Contained Effects, Type I Sums of Squares, Type II Sums of Squares, Type III Sums of Squares, Type IV Sums of Squares, Type V Sums of Squares, Type VI (Effective Hypothesis) Sums of Squares

### Overparameterized model (coding of categorical predictors):

Nested designs and separate slope designs are best analyzed using the overparameterized model. This is the most common way to estimate variance components, and to compute synthesized error terms in mixed model ANOVA.

### Planned Comparisons of Least Squares Means

The user can specify planned comparisons for testing hypotheses about (estimable) population marginal means. GLM also has flexible options for testing hypotheses about linear combinations of effects.

### Post-Hoc Tests for Repeated Measures Effects

This module includes options for performing post-hoc comparisons on the observed means in interaction effects; for effects involving repeated measures factors or interaction effects for repeated measures factors and between-group factors, GLM allows the user to choose between different possible estimates of the population error variance (sigma, which is necessary to compute the post-hoc p values). Specifically, by default, in interaction effects involving both between and within-subject (repeated measures) effects, the program will choose either (1) the between error term for comparisons of means within the levels of the repeated measures factors, (2) the respective within error term for comparisons of means within the levels of the between factors, and (3) a pooled estimate derived from both for comparisons of means across the levels of the between and within (repeated measures) factors. These methods are described in detail in Winer, Brown, and Michels (1991, p. 526-531), and Milliken and Johnson (1992, p. 322-350). An option is also provided for entering a user-defined estimate of sigma.
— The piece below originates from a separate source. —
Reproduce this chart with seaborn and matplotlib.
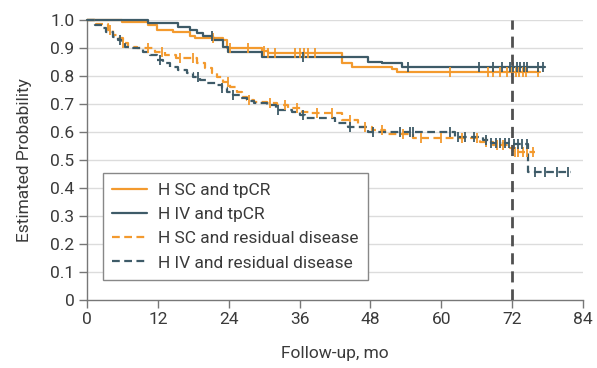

### Sigma-restricted model (coding of categorical predictor

Factorial designs with large numbers of factors are best analyzed using the sigma restricted model; in short, a simple 2-way interaction of two two-level factors requires only a single column in the design matrix using the sigma restricted parameterization, but 4 columns in the overparameterized model; as a result, analyzing, for example, an 8-way full factorial design with GLM only requires a few seconds

### Tests of Assumptions, Residual Statistics

After fitting a particular model, it is always extremely important to carefully inspect the results with regard to any serious violations of assumptions for the respective statistical tests and procedures. This module includes options to aid in this task, including plots of means versus standard deviations, and various tests of the homogeneity of variances. the user can easily check for outliers by computing the extended list of predicted value and residual statistics and sort the observations by a chosen residual statistic (e.g., the Mahalanobis distance, deleted residual value, leverage value, etc.).

Historical note: It is the emergence of the theory of algebraic invariants in the 1800's that made the general linear model, as we know it today, possible. The theory of algebraic invariants developed from the groundbreaking work of 19th-century mathematicians such as Gauss, Boole, Cayley, and Sylvester. The development of the linear regression model in the late 19th century, and the development of correlational methods shortly thereafter, are clearly direct outgrowths of the theory of algebraic invariants. Regression and correlational methods, in turn, serve as the basis for the general linear model.